O HINO NACIONAL E A PALAVRA DE ORDEM DA ELITE PAULISTANA.
ARTUR SCAVONE
O hino nacional cantado contra a vontade da Fifa na abertura da
Copa, que programou a gravação para terminar logo após os primeiros versos, foi
um momento tão emocionante quanto a virada do jogo. Os jogadores, o Filipão e a
torcida na arquibancada cantaram a plenos pulmões as estrofes inteiras até a
primeira parte do hino, que deveria terminar bem antes. Cantou a seco, sem o
acompanhamento gravado.
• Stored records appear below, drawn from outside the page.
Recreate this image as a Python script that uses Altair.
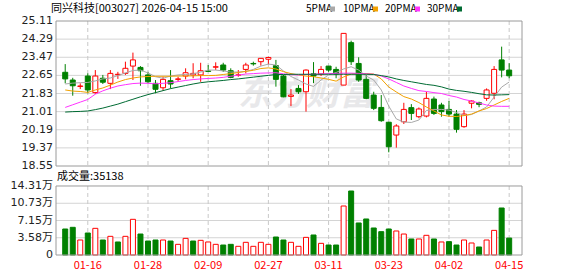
import altair as alt
import pandas as pd

# ---------------- data ----------------
title_text = "同兴科技[003027] 2026-04-15 15:00"
vol_title = "成交量:35138"

open_ = [22.79, 22.44, 22.15, 22.62, 21.87, 22.52, 22.29, 22.68, 22.74, 23.07,
         23.01, 22.67, 22.29, 22.09, 22.41, 22.47, 22.62, 22.67, 22.67, 22.85,
         23.02, 23.12, 22.86, 22.66, 22.92, 23.19, 23.27, 23.38, 23.09, 22.62,
         21.70, 22.06, 21.91, 22.72, 22.71, 23.07, 22.92, 22.21, 24.13, 23.19,
         22.47, 21.76, 21.20, 20.53, 19.95, 20.55, 21.19, 20.78, 20.81, 21.58,
         21.31, 21.11, 20.90, 20.33, 21.39, 21.41, 21.61, 21.84, 23.35, 22.89]
close = [22.49, 22.18, 22.17, 21.99, 22.62, 22.34, 22.74, 22.70, 22.97, 23.35,
         22.86, 22.36, 22.02, 22.47, 22.26, 22.49, 22.77, 22.74, 22.86, 22.83,
         23.04, 22.89, 22.56, 22.67, 23.12, 23.17, 23.42, 23.46, 22.47, 21.68,
         21.76, 21.91, 22.89, 22.62, 22.92, 22.89, 22.71, 24.55, 23.27, 22.44,
         21.61, 21.16, 20.60, 19.42, 20.36, 21.11, 20.93, 21.13, 21.61, 20.93,
         21.01, 20.90, 20.21, 20.90, 21.49, 21.34, 21.99, 22.92, 22.89, 22.63]
high = [23.16, 22.54, 22.29, 22.74, 22.89, 22.67, 22.89, 22.81, 23.27, 23.68,
        23.07, 22.81, 22.44, 22.59, 22.89, 22.59, 22.97, 23.20, 23.22, 23.12,
        23.24, 23.22, 22.97, 22.89, 23.22, 23.27, 23.42, 23.49, 23.35, 22.67,
        22.03, 22.21, 22.92, 23.25, 23.07, 23.07, 23.04, 24.55, 24.22, 23.47,
        22.67, 21.91, 21.76, 20.55, 20.44, 21.41, 21.35, 21.20, 21.91, 21.69,
        21.41, 21.49, 21.08, 21.08, 21.53, 21.46, 22.06, 23.07, 23.95, 23.20]
low = [22.29, 21.73, 22.03, 21.84, 21.81, 22.26, 22.03, 22.49, 22.67, 22.44,
       22.18, 22.29, 21.84, 21.96, 22.06, 22.36, 22.47, 22.52, 22.36, 22.81,
       22.89, 22.81, 22.52, 22.59, 22.74, 23.09, 23.09, 23.15, 22.14, 21.66,
       21.26, 21.81, 21.01, 22.30, 22.62, 22.81, 22.52, 22.21, 23.12, 22.36,
       21.57, 21.08, 20.55, 19.17, 19.38, 20.45, 20.63, 20.71, 20.75, 20.86,
       20.78, 20.78, 20.06, 20.28, 21.16, 21.21, 21.50, 21.57, 22.56, 22.52]

ma5 = [22.26, 22.30, 22.32, 22.33, 22.40, 22.49, 22.53, 22.64, 22.76, 22.87,
       22.89, 22.76, 22.59, 22.52, 22.62, 22.67, 22.69, 22.72, 22.80, 22.89,
       22.89, 22.85, 22.80, 22.80, 22.83, 22.92, 23.07, 23.16, 23.12, 22.85,
       22.60, 22.44, 22.26, 22.15, 22.44, 22.67, 22.78, 22.94, 23.04, 22.89,
       22.62, 22.44, 21.99, 21.26, 20.68, 20.54, 20.52, 20.63, 21.06, 21.11,
       21.11, 21.08, 20.97, 20.83, 20.88, 21.04, 21.22, 21.67, 22.12, 22.35]
ma10 = [21.99, 21.94, 21.92, 21.88, 21.99, 22.08, 22.21, 22.35, 22.46, 22.53,
        22.58, 22.60, 22.61, 22.61, 22.61, 22.62, 22.62, 22.63, 22.64, 22.64,
        22.65, 22.69, 22.73, 22.78, 22.83, 22.88, 22.96, 22.99, 22.94, 22.82,
        22.73, 22.67, 22.62, 22.59, 22.53, 22.47, 22.39, 22.58, 22.71, 22.73,
        22.73, 22.71, 22.49, 22.12, 21.90, 21.69, 21.58, 21.42, 21.22, 21.04,
        20.86, 20.80, 20.79, 20.83, 20.90, 21.04, 21.15, 21.31, 21.47, 21.61]
ma20 = [21.20, 21.32, 21.44, 21.56, 21.80, 21.95, 22.07, 22.17, 22.23, 22.28,
        22.30, 22.29, 22.27, 22.29, 22.32, 22.37, 22.42, 22.46, 22.49, 22.51,
        22.53, 22.56, 22.61, 22.66, 22.71, 22.73, 22.75, 22.76, 22.77, 22.72,
        22.68, 22.67, 22.69, 22.70, 22.72, 22.73, 22.74, 22.75, 22.75, 22.74,
        22.72, 22.70, 22.62, 22.49, 22.33, 22.17, 22.06, 21.96, 21.92, 21.87,
        21.83, 21.74, 21.67, 21.56, 21.49, 21.40, 21.31, 21.26, 21.25, 21.25]
ma30 = [20.99, 21.01, 21.02, 21.04, 21.10, 21.17, 21.26, 21.35, 21.46, 21.57,
        21.68, 21.78, 21.87, 21.96, 22.05, 22.12, 22.19, 22.26, 22.32, 22.36,
        22.39, 22.42, 22.46, 22.49, 22.53, 22.57, 22.61, 22.65, 22.69, 22.69,
        22.70, 22.70, 22.70, 22.70, 22.70, 22.70, 22.70, 22.70, 22.70, 22.70,
        22.70, 22.69, 22.64, 22.58, 22.49, 22.42, 22.36, 22.30, 22.24, 22.20,
        22.13, 22.03, 21.97, 21.93, 21.88, 21.82, 21.77, 21.76, 21.77, 21.78]

# volume in 万 (10k)
vol = [5.39, 5.74, 3.11, 4.56, 5.53, 3.11, 3.87, 2.70, 3.87, 7.40,
       4.35, 2.90, 3.11, 3.11, 2.90, 2.21, 3.45, 2.90, 3.04, 2.70,
       2.21, 2.07, 2.21, 1.80, 2.63, 1.80, 2.63, 2.21, 3.73, 3.11,
       2.63, 1.80, 3.66, 4.15, 2.42, 2.07, 2.07, 10.16, 13.27, 6.64,
       7.47, 5.60, 4.84, 5.39, 4.98, 4.35, 3.32, 3.32, 4.08, 3.32,
       2.70, 2.77, 2.07, 3.11, 2.49, 1.66, 3.11, 5.11, 9.75, 3.51]
vol_up = [0, 0, 1, 0, 1, 0, 1, 0, 1, 1, 0, 0, 0, 1, 0, 1, 1, 0, 1, 1,
          1, 0, 0, 1, 1, 1, 1, 1, 0, 0, 1, 1, 1, 0, 1, 0, 0, 1, 0, 0,
          0, 0, 0, 0, 1, 1, 0, 1, 1, 0, 1, 0, 0, 1, 1, 0, 1, 1, 0, 0]

price_ticks = [25.11, 24.29, 23.47, 22.65, 21.83, 21.01, 20.19, 19.37, 18.55]
vol_ticks = [14.31, 10.73, 7.15, 3.58, 0]
vol_tick_labels = ["14.31万", "10.73万", "7.15万", "3.58万", "0"]
date_idx = [3, 11, 19, 27, 35, 43, 51, 59]
date_labels = ["01-16", "01-28", "02-09", "02-27", "03-11", "03-23", "04-02", "04-15"]

ma_names = ["5PMA", "10PMA", "20PMA", "30PMA"]
ma_colors = ["#a9a9a9", "#f2a100", "#ff33ff", "#006b33"]

# ---------------- build ----------------
RED, GREEN = "#ff0000", "#008000"
W, H = 466, 234
n = len(close)
df = pd.DataFrame({
    "i": list(range(n)), "open": open_, "close": close, "high": high, "low": low,
    "ma5": ma5, "ma10": ma10, "ma20": ma20, "ma30": ma30, "vol": vol,
})
df["cc"] = [RED if c >= o else GREEN for o, c in zip(open_, close)]
df["bf"] = ["#ffffff" if c >= o else GREEN for o, c in zip(open_, close)]
df["vc"] = [RED if u else GREEN for u in vol_up]
df["vf"] = ["#ffffff" if u else GREEN for u in vol_up]
df["zero"] = 0.0

xs = alt.Scale(domain=[-0.56, 60.04], nice=False, zero=False)
ps = alt.Scale(domain=[14.524, 25.11], nice=False, zero=False)
vs = alt.Scale(domain=[0, 48.529], nice=False, zero=False)

X = alt.X("i:Q", scale=xs, axis=None)
base = alt.Chart(df)

pt = pd.DataFrame({"v": price_ticks, "lab": ["%.2f" % p for p in price_ticks]})
vt = pd.DataFrame({"v": vol_ticks, "lab": vol_tick_labels})
dt = pd.DataFrame({"i": date_idx, "lab": date_labels,
                   "ptop": price_ticks[0], "pbot": price_ticks[-1],
                   "vtop": vol_ticks[0], "vbot": vol_ticks[-1]})
box = pd.DataFrame({"ptop": [price_ticks[0]], "pbot": [price_ticks[-1]],
                    "vtop": [vol_ticks[0]], "vbot": [vol_ticks[-1]]})

GRID = "#d4d4d4"
BORDER = "#9a9a9a"
LABEL = "#222222"

watermark = alt.Chart(pd.DataFrame({"t": ["东方财富"]})).mark_text(
    font="Noto Sans CJK SC", fontSize=34, fontWeight="bold", fontStyle="italic",
    color="#e8e8ea", align="center", baseline="middle"
).encode(x=alt.value(250), y=alt.value(74), text="t:N")

pgrid = alt.Chart(pt.iloc[1:-1]).mark_rule(color=GRID, strokeWidth=1).encode(
    y=alt.Y("v:Q", scale=ps, axis=None), x=alt.value(0), x2=alt.value(W))
vgrid = alt.Chart(vt.iloc[1:-1]).mark_rule(color=GRID, strokeWidth=1).encode(
    y=alt.Y("v:Q", scale=vs, axis=None), x=alt.value(0), x2=alt.value(W))
dgrid_p = alt.Chart(dt).mark_rule(color="#c8c8c8", strokeDash=[4, 3]).encode(
    x=X, y=alt.Y("ptop:Q", scale=ps, axis=None), y2="pbot:Q")
dgrid_v = alt.Chart(dt).mark_rule(color="#c8c8c8", strokeDash=[4, 3]).encode(
    x=X, y=alt.Y("vtop:Q", scale=vs, axis=None), y2="vbot:Q")

plab = alt.Chart(pt).mark_text(font="DejaVu Sans", fontSize=11, color=LABEL,
                               align="right", baseline="middle").encode(
    x=alt.value(-3), y=alt.Y("v:Q", scale=ps, axis=None), text="lab:N")
vlab = alt.Chart(vt).mark_text(font="DejaVu Sans, Noto Sans CJK SC", fontSize=11, color=LABEL,
                               align="right", baseline="middle").encode(
    x=alt.value(-3), y=alt.Y("v:Q", scale=vs, axis=None), text="lab:N")
dlab = alt.Chart(dt).mark_text(font="Noto Sans CJK SC", fontSize=11, color="#ff0000",
                               align="center", baseline="middle").encode(
    x=X, y=alt.value(245), text="lab:N")

wick = base.mark_rule(strokeWidth=1).encode(
    x=X, y=alt.Y("low:Q", scale=ps, axis=None), y2="high:Q",
    color=alt.Color("cc:N", scale=None))
body = base.mark_bar(size=5, strokeWidth=1).encode(
    x=X, y=alt.Y("open:Q", scale=ps, axis=None), y2="close:Q",
    fill=alt.Fill("bf:N", scale=None), stroke=alt.Stroke("cc:N", scale=None))

ma_layers = []
for col, c in zip(["ma5", "ma10", "ma20", "ma30"], ma_colors):
    ma_layers.append(base.mark_line(strokeWidth=1, color=c).encode(
        x=X, y=alt.Y(f"{col}:Q", scale=ps, axis=None)))

vbars = base.mark_bar(size=5, strokeWidth=1).encode(
    x=X, y=alt.Y("vol:Q", scale=vs, axis=None), y2="zero:Q",
    fill=alt.Fill("vf:N", scale=None), stroke=alt.Stroke("vc:N", scale=None))

pbox = alt.Chart(box).mark_rect(fill="transparent", stroke=BORDER, strokeWidth=1).encode(
    x=alt.value(0), x2=alt.value(W), y=alt.Y("ptop:Q", scale=ps, axis=None), y2="pbot:Q")
vbox = alt.Chart(box).mark_rect(fill="transparent", stroke=BORDER, strokeWidth=1).encode(
    x=alt.value(0), x2=alt.value(W), y=alt.Y("vtop:Q", scale=vs, axis=None), y2="vbot:Q")

title = alt.Chart(pd.DataFrame({"t": [title_text]})).mark_text(
    font="Noto Sans CJK SC", fontSize=11, color="#000000", align="left", baseline="middle"
).encode(x=alt.value(-5), y=alt.value(-12), text="t:N")
vtitle = alt.Chart(pd.DataFrame({"t": [vol_title]})).mark_text(
    font="Noto Sans CJK SC", fontSize=11, color="#000000", align="left", baseline="middle"
).encode(x=alt.value(1), y=alt.value(156), text="t:N")

legend_layers = []
leg_x = [250, 287, 329, 371]
leg_sq = [276.5, 319.5, 361.5, 403.5]
for name, c, lx, sx in zip(ma_names, ma_colors, leg_x, leg_sq):
    legend_layers.append(alt.Chart(pd.DataFrame({"t": [name]})).mark_text(
        font="Noto Sans CJK SC", fontSize=10, color="#000000", align="left", baseline="middle"
    ).encode(x=alt.value(lx), y=alt.value(-12), text="t:N"))
    legend_layers.append(alt.Chart(pd.DataFrame({"t": [name]})).mark_square(
        size=25, color=c, opacity=1).encode(x=alt.value(sx), y=alt.value(-12)))

chart = alt.layer(
    watermark, pgrid, vgrid, dgrid_p, dgrid_v,
    wick, body, *ma_layers, vbars,
    pbox, vbox, plab, vlab, dlab, title, vtitle, *legend_layers
).resolve_scale(y="independent").properties(
    width=W, height=H,
    padding={"left": 56, "top": 21, "right": 56, "bottom": 21},
    autosize=alt.AutoSizeParams(type="none"),
    background="#ffffff",
).configure_view(stroke=None)

chart.save("out.html", embed_options={"renderer": "svg", "actions": False})
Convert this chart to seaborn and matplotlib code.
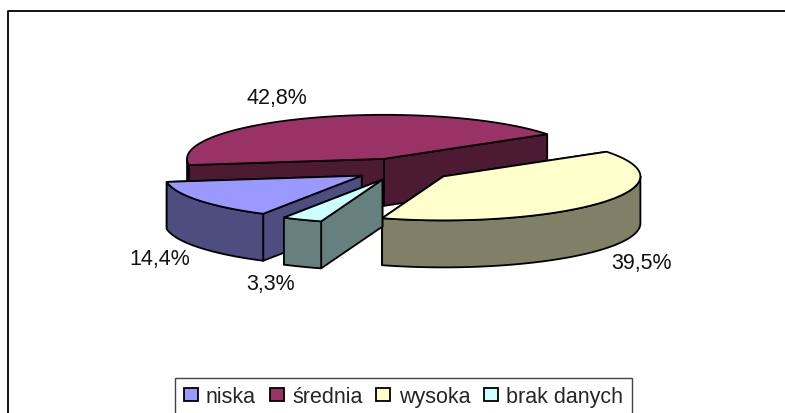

Foi uma espécie de "calma lá Fifa, essa copa é
nossa, na nossa casa".
Sem
dúvida essa atitude mostra um sentimento de nação que há muito tempo Lula tem
invocado, contra aqueles que pregam uma postura de vira lata. É um
reconhecimento de nação que a elite nacional nunca quis ver florescer, porque
sempre temeu esse orgulho, essa apropriação de país.
A
ditadura e as elites festejavam a glória nacional sob a batuta das bandas
militares para abafar a total falta de democracia, a submissão aos interesses
norte-americanos e os "noventa milhões em ação" serviam para calar a
boca dos que resistiam à violenta exploração a que os trabalhadores eram
submetidos naquele tempo. Era uma ode à pátria amada dos militares. Não foi por
outro motivo que as organizações de esquerda que resistiram ao regime tinham
como lema "ou ficar à pátria livre, ou morrer pelo Brasil".
Poder
ver o povo brasileiro ter orgulho do que é seu, manifestar-se para reivindicar
seus direitos, e aprender a viver sob uma democracia ainda jovem e ameaçada
pelos interesses do grande capital, é uma alegria que só os que viveram a
opressão da ditadura podem festejar.
Mas
algo precisava destoar, afinal. E o tom desafinado veio da ala vip da platéia:
"Hei, Dilma, vai tomar no c.!" Essa foi a palavra de ordem da elite
paulistana, que marcou seu descontentamento com as políticas do governo
federal, bem ao estilo dos articulistas da direita truculenta. A elite
paulistana está tentando aprender a viver sob a democracia, mas ainda há muito
chão pela frente porque, convenhamos, esse xingamento grosseiro não é
exatamente uma palavra de ordem que expresse uma posição política, mas um ódio
de classe incontido, tal qual uma fratura exposta. Não é próprio da democracia.
A conclusão, afinal, é que Marilena
Chauí tem razão: a classe média paulistana ainda é uma abominação
política e ética, no mínimo. Mas Dilma já disse, não custa relembrar:
"Prefiro as vaias da democracia, do que os aplausos da ditadura".